Friday, March 16, 2007

Smith's Nuanced View of Self-Interest Benefiting Society

It is not just a pedantic point to make when people are only half right about what Adam Smith wrote, nor is it intended to be critical when they may not see the point that is made. The real problem with being half right (apart from it meaning they are half wrong too) is that they miss the far richer legacy of what Adam Smith was actually leaving behind for his posterity.

Consider this somewhat innocuous summary of Smith’s views from a library that is notifying faculty and students about an accession into their stock of an excellent set of essays by distinguished scholars on Adam Smith:

Many believe that Adam Smith (1723-1790) was the founder of modern economics. In his book, The Wealth of Nations (1776), Smith established the theory of laissez faire—the principle that society's interests are best served by the pursuit of individual self-interest. If each person pursues his own interest, the general welfare of all will be promoted.”

From: Mildred F. Sawyer Library Blog (‘a communication tool from the Mildred F. Sawyer Library at Suffolk University in Boston, Massachusetts’) that passed my desk this morning advising its customers about the Cambridge Companion to Adam Smith, edited by Knud Haakonssen, Cambridge University Press.

Comment
If what ‘many believe’ about Smith was true, Smith would have been a relatively uninteresting contributor to our knowledge. He didn’t establish ‘a theory of laissez faire’, nor did he state the principle that ‘if each person pursues his own interest, the general welfare was promoted’.

It wasn’t as crude as that. That everybody pursues his own interest may well be arguable, but the pursuit of their own interests does not of itself promote society’s best interests. Some actions and their consequences of some people pursuing their self interests as they see them does promote, unintentionally, society’s best interests in the circumstances, which is not the same as believing that everybody’s perception and promotion of their self interest has that outcome. But on many occasions, people pursuing their self-interest has the opposite effect on society’s best interests. The qualification is important.
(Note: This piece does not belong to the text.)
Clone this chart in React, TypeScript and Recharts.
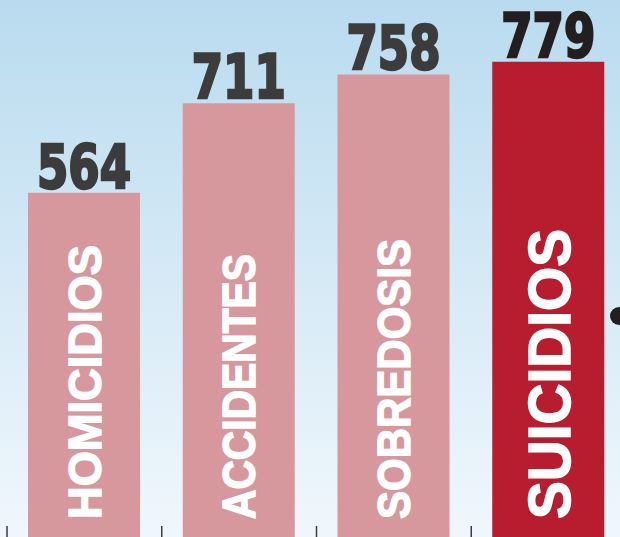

People's self-interest can act in ways that undermine society’s best interests. Monopolists pursue their self-interests and narrow the application of capital to fewer opportunities than would occur in the absence of monopoly distortions. Smith makes this point over and over again. Protectionists pursue their self-interests and distort consumer spending by narrowing the range of competing products available to them. This distorts price signals with consequences in terms of real incomes of consumers, altering their behaviour from what it would be in the absence of protectionism. These actions by some people pursuing their self interests do not promote the ‘general welfare’ (and then we have an endless history of what Smith called the 'vile rulers of manking').

Language was not invented by dictat from above. It developed in the uncoordinated actions of individuals creating word sounds to communicate with each other through an emergent order of social evolution over many generations. Markets work in similar ways. In Perfect Liberty they may work smoothly, but, as Smith pointed, human societies did not have to be at Perfect Liberty to progress from savagery to commerce. If that had been a condition for progress we would never arrive at where we are at any particular time. Society’s general welfare emerges from the competing outcomes of myriad self-interested actions, some of which help its best interests to advance and others, many others, which hold it back.

The self-interested corruption of many individuals in developing and non-developing economies conspires to worsen the welfare of their people. When self-interested corruption and criminality reaches endemic proportions, statements that I have quoted above seem somewhat lacking in precision. That is why Smith did not say something to give comfort to those who assert that he did.

The half-right statement from the Library misses the important theme that Smith addressed: political economy is about understanding how specific policies that detract from society’s welfare should be understood first and where practicable, with all due allowance from our common humanity for the time needed for adjustments; legislators should be persuaded of the social benefits of doing so, to allow the benign self-interests of individuals to operate without the distortions from the proclivity for malign self-interests to dominate.